WHAT THE TASK REQUIRES: Please transcribe the data that follows without the pictures, keeping every word the same.

INFORMATION SUPPLIED:
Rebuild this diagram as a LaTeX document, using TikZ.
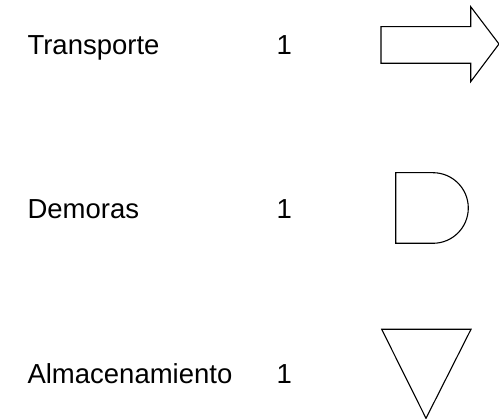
\documentclass[tikz,border=0pt]{standalone}
\usepackage{fontspec}
\setmainfont{Liberation Sans}
\usepackage{tikz}
\tikzset{
  lbl/.style={anchor=base west,inner sep=0pt,font=\fontsize{27.5}{33}\selectfont},
  sym/.style={draw,line width=1.1pt,fill=white},
  every picture/.style={line width=1.1pt},
}
\begin{document}
\begin{tikzpicture}[x=1pt,y=-1pt]
\useasboundingbox (0,0) rectangle (499,419);
\node[lbl] (tr) at (27,55){Transporte}; \node[lbl] (n1) at (276,55){1};
\node[lbl] (de) at (27,219){Demoras}; \node[lbl] (n2) at (276,219){1};
\node[lbl] (al) at (27,384){Almacenamiento}; \node[lbl] (n3) at (276,384){1};
% transporte
\draw[sym] (381,26.7)--(470.7,26.7)--(470.7,6.7)--(499,44)--(470.7,81.7)--(470.7,63.3)--(381,63.3)--cycle;
% demora
\draw[sym] (395.7,172.7)--(433,172.7) arc[start angle=-90,end angle=90,radius=35.3]--(395.7,243.3)--cycle;
% almacenamiento
\draw[sym] (381.7,329.3)--(471,329.3)--(426,418.3)--cycle;
\end{tikzpicture}
\end{document}
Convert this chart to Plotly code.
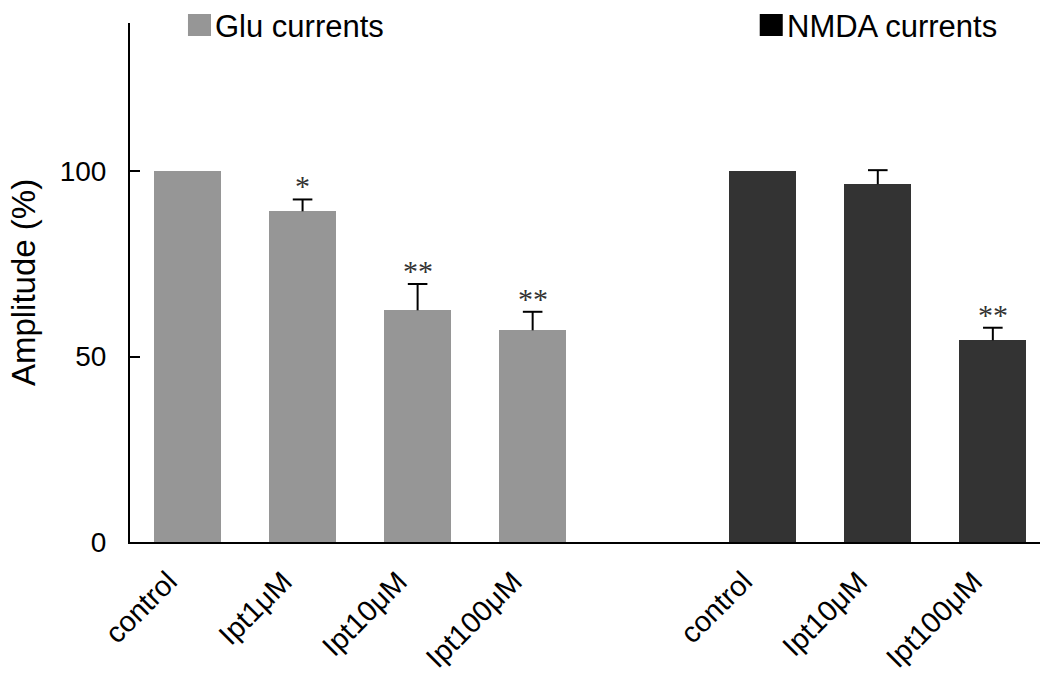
import plotly.graph_objects as go

# Glu-evoked currents (% of control)
glu_labels = ["control", "Ipt1μM", "Ipt10μM", "Ipt100μM"]
glu_values = [100, 89.2, 62.5, 57.1]
glu_errors = [None, 3.2, 7.1, 5.0]
glu_stars = ["", "*", "**", "**"]

# NMDA-evoked currents (% of control)
nmda_labels = ["control", "Ipt10μM", "Ipt100μM"]
nmda_values = [100, 96.5, 54.4]
nmda_errors = [None, 3.8, 3.4]
nmda_stars = ["", "", "**"]

y_ticks = [0, 50, 100]

GLU_COLOR = "#969696"
NMDA_COLOR = "#333333"
FONT = "Liberation Sans, Arial, sans-serif"
STAR_FONT = dict(family="Liberation Serif, Times New Roman, serif", size=30, color="#333333")

# slot positions: one empty slot separates the two groups
glu_x = list(range(len(glu_labels)))
nmda_x = [len(glu_labels) + 1 + i for i in range(len(nmda_labels))]

fig = go.Figure()
for xs, vals, color, name in ((glu_x, glu_values, GLU_COLOR, "Glu currents"),
                              (nmda_x, nmda_values, NMDA_COLOR, "NMDA currents")):
    fig.add_trace(go.Bar(x=xs, y=vals, width=0.58,
                         marker=dict(color=color, line_width=0),
                         name=name, showlegend=False))

# upward-only SEM bars: cap marker at the top, stem drawn down to the bar
for xs, vals, errs in ((glu_x, glu_values, glu_errors), (nmda_x, nmda_values, nmda_errors)):
    ex = [x for x, e in zip(xs, errs) if e]
    etop = [v + e for v, e in zip(vals, errs) if e]
    elen = [e for e in errs if e]
    fig.add_trace(go.Scatter(
        x=ex, y=etop, mode="markers",
        marker=dict(symbol="line-ew-open", size=14, color="black", line=dict(width=2, color="black")),
        error_y=dict(type="data", symmetric=False, array=[0] * len(ex), arrayminus=elen,
                     width=0, thickness=2, color="black"),
        showlegend=False, hoverinfo="skip",
    ))

# significance marks above the error bars
for xs, vals, errs, stars in ((glu_x, glu_values, glu_errors, glu_stars),
                              (nmda_x, nmda_values, nmda_errors, nmda_stars)):
    for x, v, e, s in zip(xs, vals, errs, stars):
        if s:
            fig.add_annotation(x=x, y=v + (e or 0), text=s, showarrow=False,
                               xanchor="center", yanchor="bottom", yshift=-5, font=STAR_FONT)

# legend: colour swatch + label for each series
for x0, color, label in ((0.0637, GLU_COLOR, "Glu currents"), (0.692, "#000000", "NMDA currents")):
    fig.add_shape(type="rect", xref="paper", yref="paper",
                  x0=x0, x1=x0 + 0.0253, y0=0.975, y1=1.0173,
                  fillcolor=color, line_width=0)
    fig.add_annotation(x=x0 + 0.0253 + 0.002, y=0.994, xref="paper", yref="paper",
                       text=label, showarrow=False, xanchor="left", yanchor="middle",
                       font=dict(family=FONT, size=31, color="black"))

fig.update_layout(
    width=1040, height=675,
    margin=dict(l=130, r=0, t=23, b=133),
    paper_bgcolor="white", plot_bgcolor="white",
    bargap=0, showlegend=False,
    font=dict(family=FONT, color="black"),
)
fig.update_xaxes(
    range=[-0.5, 7.41],
    tickmode="array", tickvals=glu_x + nmda_x, ticktext=glu_labels + nmda_labels,
    tickangle=-45, tickfont=dict(size=29), ticklabelshift=-19, ticklabelstandoff=9,
    showline=True, linecolor="black", linewidth=2, ticks="", showgrid=False, zeroline=False,
)
fig.update_yaxes(
    range=[0, 140], tickmode="array", tickvals=y_ticks,
    tickfont=dict(size=28), ticks="inside", ticklen=10, tickwidth=2, tickcolor="black",
    ticklabelstandoff=16,
    showline=True, linecolor="black", linewidth=2, showgrid=False, zeroline=False,
    title=dict(text="Amplitude (%)", font=dict(size=33), standoff=14),
)

fig.write_html("out.html")
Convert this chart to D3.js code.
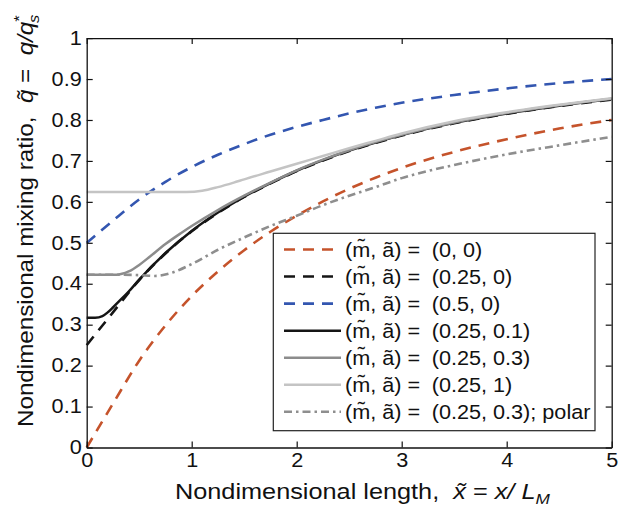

RESPONSE FOR THIS EXERCISE:
Rebuild this diagram as a LaTeX document, using TikZ.
\documentclass[tikz,border=0pt]{standalone}
\usepackage{fontspec}
\setmainfont{Liberation Sans}
\usepackage{tikz}
\tikzset{
  lbl/.style={anchor=base west,inner sep=0pt,font=\fontsize{27.5}{33}\selectfont},
  sym/.style={draw,line width=1.1pt,fill=white},
  every picture/.style={line width=1.1pt},
}
\begin{document}
\begin{tikzpicture}[x=1pt,y=-1pt]
\useasboundingbox (0,0) rectangle (499,419);
\node[lbl] (tr) at (27,55){Transporte}; \node[lbl] (n1) at (276,55){1};
\node[lbl] (de) at (27,219){Demoras}; \node[lbl] (n2) at (276,219){1};
\node[lbl] (al) at (27,384){Almacenamiento}; \node[lbl] (n3) at (276,384){1};
% transporte
\draw[sym] (381,26.7)--(470.7,26.7)--(470.7,6.7)--(499,44)--(470.7,81.7)--(470.7,63.3)--(381,63.3)--cycle;
% demora
\draw[sym] (395.7,172.7)--(433,172.7) arc[start angle=-90,end angle=90,radius=35.3]--(395.7,243.3)--cycle;
% almacenamiento
\draw[sym] (381.7,329.3)--(471,329.3)--(426,418.3)--cycle;
\end{tikzpicture}
\end{document}
Convert this chart to Plotly code.
import plotly.graph_objects as go

# Glu-evoked currents (% of control)
glu_labels = ["control", "Ipt1μM", "Ipt10μM", "Ipt100μM"]
glu_values = [100, 89.2, 62.5, 57.1]
glu_errors = [None, 3.2, 7.1, 5.0]
glu_stars = ["", "*", "**", "**"]

# NMDA-evoked currents (% of control)
nmda_labels = ["control", "Ipt10μM", "Ipt100μM"]
nmda_values = [100, 96.5, 54.4]
nmda_errors = [None, 3.8, 3.4]
nmda_stars = ["", "", "**"]

y_ticks = [0, 50, 100]

GLU_COLOR = "#969696"
NMDA_COLOR = "#333333"
FONT = "Liberation Sans, Arial, sans-serif"
STAR_FONT = dict(family="Liberation Serif, Times New Roman, serif", size=30, color="#333333")

# slot positions: one empty slot separates the two groups
glu_x = list(range(len(glu_labels)))
nmda_x = [len(glu_labels) + 1 + i for i in range(len(nmda_labels))]

fig = go.Figure()
for xs, vals, color, name in ((glu_x, glu_values, GLU_COLOR, "Glu currents"),
                              (nmda_x, nmda_values, NMDA_COLOR, "NMDA currents")):
    fig.add_trace(go.Bar(x=xs, y=vals, width=0.58,
                         marker=dict(color=color, line_width=0),
                         name=name, showlegend=False))

# upward-only SEM bars: cap marker at the top, stem drawn down to the bar
for xs, vals, errs in ((glu_x, glu_values, glu_errors), (nmda_x, nmda_values, nmda_errors)):
    ex = [x for x, e in zip(xs, errs) if e]
    etop = [v + e for v, e in zip(vals, errs) if e]
    elen = [e for e in errs if e]
    fig.add_trace(go.Scatter(
        x=ex, y=etop, mode="markers",
        marker=dict(symbol="line-ew-open", size=14, color="black", line=dict(width=2, color="black")),
        error_y=dict(type="data", symmetric=False, array=[0] * len(ex), arrayminus=elen,
                     width=0, thickness=2, color="black"),
        showlegend=False, hoverinfo="skip",
    ))

# significance marks above the error bars
for xs, vals, errs, stars in ((glu_x, glu_values, glu_errors, glu_stars),
                              (nmda_x, nmda_values, nmda_errors, nmda_stars)):
    for x, v, e, s in zip(xs, vals, errs, stars):
        if s:
            fig.add_annotation(x=x, y=v + (e or 0), text=s, showarrow=False,
                               xanchor="center", yanchor="bottom", yshift=-5, font=STAR_FONT)

# legend: colour swatch + label for each series
for x0, color, label in ((0.0637, GLU_COLOR, "Glu currents"), (0.692, "#000000", "NMDA currents")):
    fig.add_shape(type="rect", xref="paper", yref="paper",
                  x0=x0, x1=x0 + 0.0253, y0=0.975, y1=1.0173,
                  fillcolor=color, line_width=0)
    fig.add_annotation(x=x0 + 0.0253 + 0.002, y=0.994, xref="paper", yref="paper",
                       text=label, showarrow=False, xanchor="left", yanchor="middle",
                       font=dict(family=FONT, size=31, color="black"))

fig.update_layout(
    width=1040, height=675,
    margin=dict(l=130, r=0, t=23, b=133),
    paper_bgcolor="white", plot_bgcolor="white",
    bargap=0, showlegend=False,
    font=dict(family=FONT, color="black"),
)
fig.update_xaxes(
    range=[-0.5, 7.41],
    tickmode="array", tickvals=glu_x + nmda_x, ticktext=glu_labels + nmda_labels,
    tickangle=-45, tickfont=dict(size=29), ticklabelshift=-19, ticklabelstandoff=9,
    showline=True, linecolor="black", linewidth=2, ticks="", showgrid=False, zeroline=False,
)
fig.update_yaxes(
    range=[0, 140], tickmode="array", tickvals=y_ticks,
    tickfont=dict(size=28), ticks="inside", ticklen=10, tickwidth=2, tickcolor="black",
    ticklabelstandoff=16,
    showline=True, linecolor="black", linewidth=2, showgrid=False, zeroline=False,
    title=dict(text="Amplitude (%)", font=dict(size=33), standoff=14),
)

fig.write_html("out.html")
Convert this chart to D3.js code.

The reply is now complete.